▸ WRITTEN TASK:
In the records below, reproduce exactly the lines from the one containing "Give me the Chart.js source for this chart." through the one containing "const yTickLabels = ['0', '10', '20', '30', '40', '50'];", both included, and omit the pictures.
* begin SUPPLIED RECORDS *
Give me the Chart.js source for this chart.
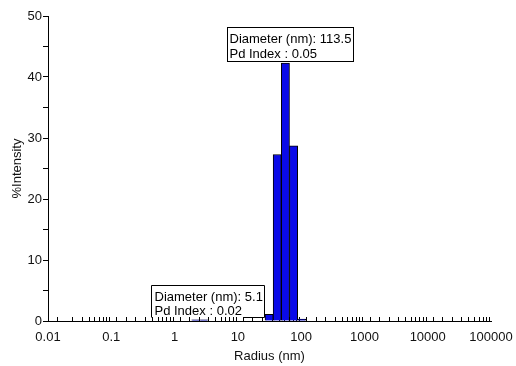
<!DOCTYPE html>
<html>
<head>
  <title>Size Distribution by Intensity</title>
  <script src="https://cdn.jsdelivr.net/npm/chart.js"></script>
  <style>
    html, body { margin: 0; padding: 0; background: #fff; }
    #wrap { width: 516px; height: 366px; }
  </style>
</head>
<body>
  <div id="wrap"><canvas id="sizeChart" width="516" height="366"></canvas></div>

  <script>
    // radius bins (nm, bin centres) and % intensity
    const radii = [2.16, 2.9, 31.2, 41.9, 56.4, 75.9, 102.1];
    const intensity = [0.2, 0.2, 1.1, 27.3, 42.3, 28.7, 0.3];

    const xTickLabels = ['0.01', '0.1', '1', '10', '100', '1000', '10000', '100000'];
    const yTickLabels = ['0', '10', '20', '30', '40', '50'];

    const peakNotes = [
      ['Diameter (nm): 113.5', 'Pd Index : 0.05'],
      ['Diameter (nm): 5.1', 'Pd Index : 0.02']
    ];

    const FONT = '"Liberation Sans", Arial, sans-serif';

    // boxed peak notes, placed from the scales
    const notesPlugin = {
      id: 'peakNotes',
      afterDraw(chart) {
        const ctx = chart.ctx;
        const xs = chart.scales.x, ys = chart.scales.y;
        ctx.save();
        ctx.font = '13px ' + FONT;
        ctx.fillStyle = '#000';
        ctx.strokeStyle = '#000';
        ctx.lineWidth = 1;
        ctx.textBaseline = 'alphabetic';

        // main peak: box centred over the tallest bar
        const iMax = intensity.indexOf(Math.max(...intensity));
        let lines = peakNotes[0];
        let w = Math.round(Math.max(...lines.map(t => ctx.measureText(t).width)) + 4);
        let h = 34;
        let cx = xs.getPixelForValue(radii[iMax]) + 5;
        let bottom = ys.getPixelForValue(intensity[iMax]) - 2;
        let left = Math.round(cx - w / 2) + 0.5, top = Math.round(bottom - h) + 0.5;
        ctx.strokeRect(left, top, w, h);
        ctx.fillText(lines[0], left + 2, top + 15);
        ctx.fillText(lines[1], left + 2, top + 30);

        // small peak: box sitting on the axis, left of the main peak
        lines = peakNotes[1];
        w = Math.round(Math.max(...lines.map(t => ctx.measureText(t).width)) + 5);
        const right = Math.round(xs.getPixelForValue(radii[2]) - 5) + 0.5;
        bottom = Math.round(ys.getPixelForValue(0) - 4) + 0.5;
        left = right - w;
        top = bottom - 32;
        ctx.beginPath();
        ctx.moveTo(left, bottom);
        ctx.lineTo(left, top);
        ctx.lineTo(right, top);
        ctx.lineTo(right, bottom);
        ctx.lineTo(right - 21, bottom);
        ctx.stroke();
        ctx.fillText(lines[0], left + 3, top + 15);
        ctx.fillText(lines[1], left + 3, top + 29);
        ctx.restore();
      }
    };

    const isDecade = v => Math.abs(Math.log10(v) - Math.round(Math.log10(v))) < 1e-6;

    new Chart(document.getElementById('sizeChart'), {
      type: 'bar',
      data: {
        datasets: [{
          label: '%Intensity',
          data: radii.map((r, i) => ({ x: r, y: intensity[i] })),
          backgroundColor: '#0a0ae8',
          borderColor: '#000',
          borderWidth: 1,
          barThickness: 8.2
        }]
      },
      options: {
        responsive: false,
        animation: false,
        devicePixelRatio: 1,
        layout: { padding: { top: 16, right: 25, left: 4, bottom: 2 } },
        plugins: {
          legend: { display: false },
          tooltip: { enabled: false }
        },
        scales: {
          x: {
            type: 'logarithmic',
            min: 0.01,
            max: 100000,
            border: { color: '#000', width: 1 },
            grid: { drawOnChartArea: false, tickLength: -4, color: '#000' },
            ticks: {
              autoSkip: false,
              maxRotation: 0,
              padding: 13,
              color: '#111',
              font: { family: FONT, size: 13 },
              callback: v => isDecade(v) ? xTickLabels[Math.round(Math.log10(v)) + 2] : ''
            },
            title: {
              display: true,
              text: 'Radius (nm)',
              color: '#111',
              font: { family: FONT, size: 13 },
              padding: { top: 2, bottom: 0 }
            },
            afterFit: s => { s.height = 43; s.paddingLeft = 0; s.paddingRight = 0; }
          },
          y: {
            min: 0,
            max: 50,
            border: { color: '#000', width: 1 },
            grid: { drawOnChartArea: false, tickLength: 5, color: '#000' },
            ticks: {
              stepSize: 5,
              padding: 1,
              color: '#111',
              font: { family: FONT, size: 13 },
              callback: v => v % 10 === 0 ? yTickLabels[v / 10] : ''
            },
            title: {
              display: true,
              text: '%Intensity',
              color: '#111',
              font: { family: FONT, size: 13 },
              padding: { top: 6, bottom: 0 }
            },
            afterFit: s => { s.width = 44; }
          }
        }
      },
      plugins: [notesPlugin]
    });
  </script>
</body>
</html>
* end SUPPLIED RECORDS *
* begin SUPPLIED RECORDS *
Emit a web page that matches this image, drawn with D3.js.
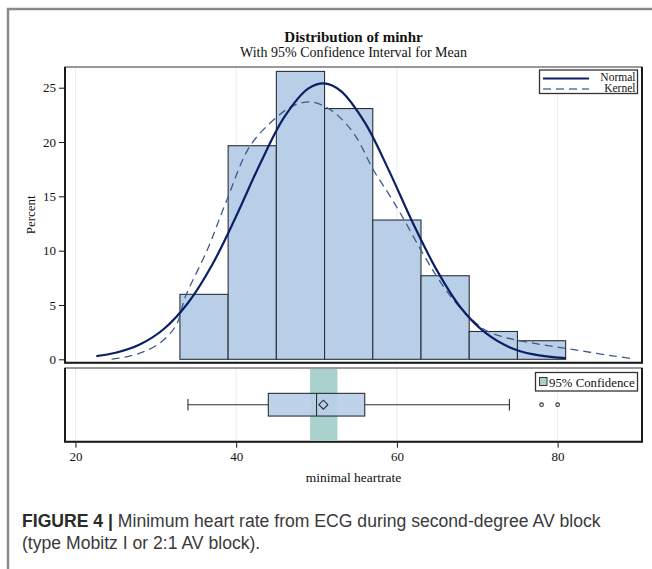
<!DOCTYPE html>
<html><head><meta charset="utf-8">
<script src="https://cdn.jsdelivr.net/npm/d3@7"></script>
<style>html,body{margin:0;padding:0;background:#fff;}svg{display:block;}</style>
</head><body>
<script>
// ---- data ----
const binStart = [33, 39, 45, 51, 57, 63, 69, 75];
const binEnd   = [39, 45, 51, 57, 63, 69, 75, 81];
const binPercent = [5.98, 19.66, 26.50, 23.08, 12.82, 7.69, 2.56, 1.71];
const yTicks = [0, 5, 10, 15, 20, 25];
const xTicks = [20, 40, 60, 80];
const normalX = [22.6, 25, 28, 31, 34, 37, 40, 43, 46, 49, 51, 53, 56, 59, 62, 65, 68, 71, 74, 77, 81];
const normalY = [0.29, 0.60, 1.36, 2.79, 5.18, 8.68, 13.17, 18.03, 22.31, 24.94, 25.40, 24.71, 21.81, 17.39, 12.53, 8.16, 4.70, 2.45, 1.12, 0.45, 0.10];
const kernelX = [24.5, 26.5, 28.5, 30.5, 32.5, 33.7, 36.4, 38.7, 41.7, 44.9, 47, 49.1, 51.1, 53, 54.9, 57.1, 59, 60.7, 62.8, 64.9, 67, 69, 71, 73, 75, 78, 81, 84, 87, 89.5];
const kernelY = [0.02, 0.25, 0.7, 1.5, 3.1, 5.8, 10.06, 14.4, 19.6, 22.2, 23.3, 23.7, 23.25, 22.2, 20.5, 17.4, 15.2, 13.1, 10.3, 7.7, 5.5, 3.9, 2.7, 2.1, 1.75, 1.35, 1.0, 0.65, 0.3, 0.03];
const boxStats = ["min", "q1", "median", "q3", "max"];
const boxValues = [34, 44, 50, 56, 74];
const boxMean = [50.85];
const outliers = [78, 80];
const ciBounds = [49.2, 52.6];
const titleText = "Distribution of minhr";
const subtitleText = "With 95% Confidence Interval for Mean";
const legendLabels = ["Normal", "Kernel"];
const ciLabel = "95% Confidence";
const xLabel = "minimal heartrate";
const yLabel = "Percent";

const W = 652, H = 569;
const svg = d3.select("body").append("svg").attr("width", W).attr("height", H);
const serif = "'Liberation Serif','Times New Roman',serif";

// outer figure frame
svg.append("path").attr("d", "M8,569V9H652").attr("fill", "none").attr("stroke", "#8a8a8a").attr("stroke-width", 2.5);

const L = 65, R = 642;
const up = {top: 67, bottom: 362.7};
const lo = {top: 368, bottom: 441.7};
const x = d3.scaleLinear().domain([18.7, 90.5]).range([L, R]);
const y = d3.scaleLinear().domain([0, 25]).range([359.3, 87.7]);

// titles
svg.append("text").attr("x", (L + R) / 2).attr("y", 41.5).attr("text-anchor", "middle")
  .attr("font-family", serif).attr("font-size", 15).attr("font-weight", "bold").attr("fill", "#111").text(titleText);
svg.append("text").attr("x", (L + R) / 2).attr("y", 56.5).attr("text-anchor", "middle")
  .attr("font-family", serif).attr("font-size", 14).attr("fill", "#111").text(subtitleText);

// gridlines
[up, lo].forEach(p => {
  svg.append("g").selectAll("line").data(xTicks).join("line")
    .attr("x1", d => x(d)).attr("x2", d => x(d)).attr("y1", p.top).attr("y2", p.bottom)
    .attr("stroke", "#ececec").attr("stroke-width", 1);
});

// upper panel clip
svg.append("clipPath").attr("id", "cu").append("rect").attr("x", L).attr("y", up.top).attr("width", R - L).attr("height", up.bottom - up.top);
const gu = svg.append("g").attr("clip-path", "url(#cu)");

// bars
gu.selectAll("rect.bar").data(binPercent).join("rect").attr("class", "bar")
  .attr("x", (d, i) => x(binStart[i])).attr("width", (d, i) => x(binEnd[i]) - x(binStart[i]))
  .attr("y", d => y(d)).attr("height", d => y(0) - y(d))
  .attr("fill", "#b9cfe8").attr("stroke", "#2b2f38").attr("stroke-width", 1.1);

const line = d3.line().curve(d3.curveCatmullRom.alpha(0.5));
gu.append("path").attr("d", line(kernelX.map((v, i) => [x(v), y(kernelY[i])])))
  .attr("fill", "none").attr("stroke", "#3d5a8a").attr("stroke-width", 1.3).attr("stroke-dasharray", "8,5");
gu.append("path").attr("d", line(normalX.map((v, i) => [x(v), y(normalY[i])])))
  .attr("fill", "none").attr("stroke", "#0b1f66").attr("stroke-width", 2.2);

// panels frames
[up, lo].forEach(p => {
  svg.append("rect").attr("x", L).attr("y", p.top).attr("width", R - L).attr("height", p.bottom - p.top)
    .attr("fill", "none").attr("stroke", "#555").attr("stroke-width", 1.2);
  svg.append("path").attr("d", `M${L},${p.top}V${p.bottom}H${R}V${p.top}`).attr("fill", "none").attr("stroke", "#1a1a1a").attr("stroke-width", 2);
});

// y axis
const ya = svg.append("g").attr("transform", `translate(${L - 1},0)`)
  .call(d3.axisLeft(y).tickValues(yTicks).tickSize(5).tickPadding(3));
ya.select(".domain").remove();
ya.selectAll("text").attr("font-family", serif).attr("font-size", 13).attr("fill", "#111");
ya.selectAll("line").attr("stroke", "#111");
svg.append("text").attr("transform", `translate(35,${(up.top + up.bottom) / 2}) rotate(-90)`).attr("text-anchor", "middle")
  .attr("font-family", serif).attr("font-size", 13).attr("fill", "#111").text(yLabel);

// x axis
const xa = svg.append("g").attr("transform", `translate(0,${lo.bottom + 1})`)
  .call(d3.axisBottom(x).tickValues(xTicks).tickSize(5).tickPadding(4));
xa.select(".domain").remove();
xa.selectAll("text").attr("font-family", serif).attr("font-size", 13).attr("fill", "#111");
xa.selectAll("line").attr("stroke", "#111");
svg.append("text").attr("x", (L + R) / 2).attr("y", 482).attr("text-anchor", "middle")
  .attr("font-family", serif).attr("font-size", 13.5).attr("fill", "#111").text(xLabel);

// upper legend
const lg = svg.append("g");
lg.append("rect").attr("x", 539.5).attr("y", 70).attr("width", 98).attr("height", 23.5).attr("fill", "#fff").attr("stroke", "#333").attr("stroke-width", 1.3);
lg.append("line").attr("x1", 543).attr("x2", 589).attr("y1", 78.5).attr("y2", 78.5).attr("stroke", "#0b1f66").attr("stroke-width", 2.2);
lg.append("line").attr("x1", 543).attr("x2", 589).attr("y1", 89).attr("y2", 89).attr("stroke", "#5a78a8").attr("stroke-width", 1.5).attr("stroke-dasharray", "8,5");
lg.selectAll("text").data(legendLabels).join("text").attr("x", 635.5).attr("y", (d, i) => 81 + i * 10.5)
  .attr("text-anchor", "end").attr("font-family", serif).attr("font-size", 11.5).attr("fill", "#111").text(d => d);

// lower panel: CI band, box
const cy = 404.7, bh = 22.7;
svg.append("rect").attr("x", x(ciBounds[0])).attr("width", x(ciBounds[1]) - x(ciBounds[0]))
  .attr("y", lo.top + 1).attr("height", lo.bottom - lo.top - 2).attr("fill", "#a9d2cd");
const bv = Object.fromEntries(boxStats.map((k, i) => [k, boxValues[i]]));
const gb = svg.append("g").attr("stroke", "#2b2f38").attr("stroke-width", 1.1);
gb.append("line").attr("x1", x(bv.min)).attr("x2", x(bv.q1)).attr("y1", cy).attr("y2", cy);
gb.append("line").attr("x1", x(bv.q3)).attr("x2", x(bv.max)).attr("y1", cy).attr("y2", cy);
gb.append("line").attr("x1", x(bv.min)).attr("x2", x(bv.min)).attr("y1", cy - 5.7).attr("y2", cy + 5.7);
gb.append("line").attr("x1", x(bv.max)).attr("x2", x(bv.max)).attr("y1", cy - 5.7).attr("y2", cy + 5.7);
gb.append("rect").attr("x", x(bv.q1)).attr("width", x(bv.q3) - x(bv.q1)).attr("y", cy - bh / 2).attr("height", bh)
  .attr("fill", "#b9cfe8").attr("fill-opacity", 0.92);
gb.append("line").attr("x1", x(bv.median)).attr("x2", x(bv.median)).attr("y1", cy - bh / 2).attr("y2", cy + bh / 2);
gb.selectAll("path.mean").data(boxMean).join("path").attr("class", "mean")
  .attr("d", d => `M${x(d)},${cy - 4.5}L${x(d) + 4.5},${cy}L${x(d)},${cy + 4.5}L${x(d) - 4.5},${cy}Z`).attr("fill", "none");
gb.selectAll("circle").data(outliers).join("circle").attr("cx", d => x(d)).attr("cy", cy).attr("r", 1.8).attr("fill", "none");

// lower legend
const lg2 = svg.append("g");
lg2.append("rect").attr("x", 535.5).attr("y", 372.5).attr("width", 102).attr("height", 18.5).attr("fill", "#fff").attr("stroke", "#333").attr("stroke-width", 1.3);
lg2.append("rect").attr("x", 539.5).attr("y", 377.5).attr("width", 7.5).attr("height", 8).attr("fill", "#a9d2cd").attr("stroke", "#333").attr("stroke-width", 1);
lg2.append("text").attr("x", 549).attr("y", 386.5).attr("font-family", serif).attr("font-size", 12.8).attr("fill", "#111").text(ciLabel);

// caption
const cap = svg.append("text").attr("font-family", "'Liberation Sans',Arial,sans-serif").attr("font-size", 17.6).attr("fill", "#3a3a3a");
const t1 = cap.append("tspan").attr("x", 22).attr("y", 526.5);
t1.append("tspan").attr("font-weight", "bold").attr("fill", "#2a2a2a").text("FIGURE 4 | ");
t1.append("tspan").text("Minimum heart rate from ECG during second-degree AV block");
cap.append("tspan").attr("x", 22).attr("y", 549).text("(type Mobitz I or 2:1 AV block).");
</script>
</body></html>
* end SUPPLIED RECORDS *
▸ FINISHED ANSWER:
Give me the Chart.js source for this chart.
<!DOCTYPE html>
<html>
<head>
  <title>Size Distribution by Intensity</title>
  <script src="https://cdn.jsdelivr.net/npm/chart.js"></script>
  <style>
    html, body { margin: 0; padding: 0; background: #fff; }
    #wrap { width: 516px; height: 366px; }
  </style>
</head>
<body>
  <div id="wrap"><canvas id="sizeChart" width="516" height="366"></canvas></div>

  <script>
    // radius bins (nm, bin centres) and % intensity
    const radii = [2.16, 2.9, 31.2, 41.9, 56.4, 75.9, 102.1];
    const intensity = [0.2, 0.2, 1.1, 27.3, 42.3, 28.7, 0.3];

    const xTickLabels = ['0.01', '0.1', '1', '10', '100', '1000', '10000', '100000'];
    const yTickLabels = ['0', '10', '20', '30', '40', '50'];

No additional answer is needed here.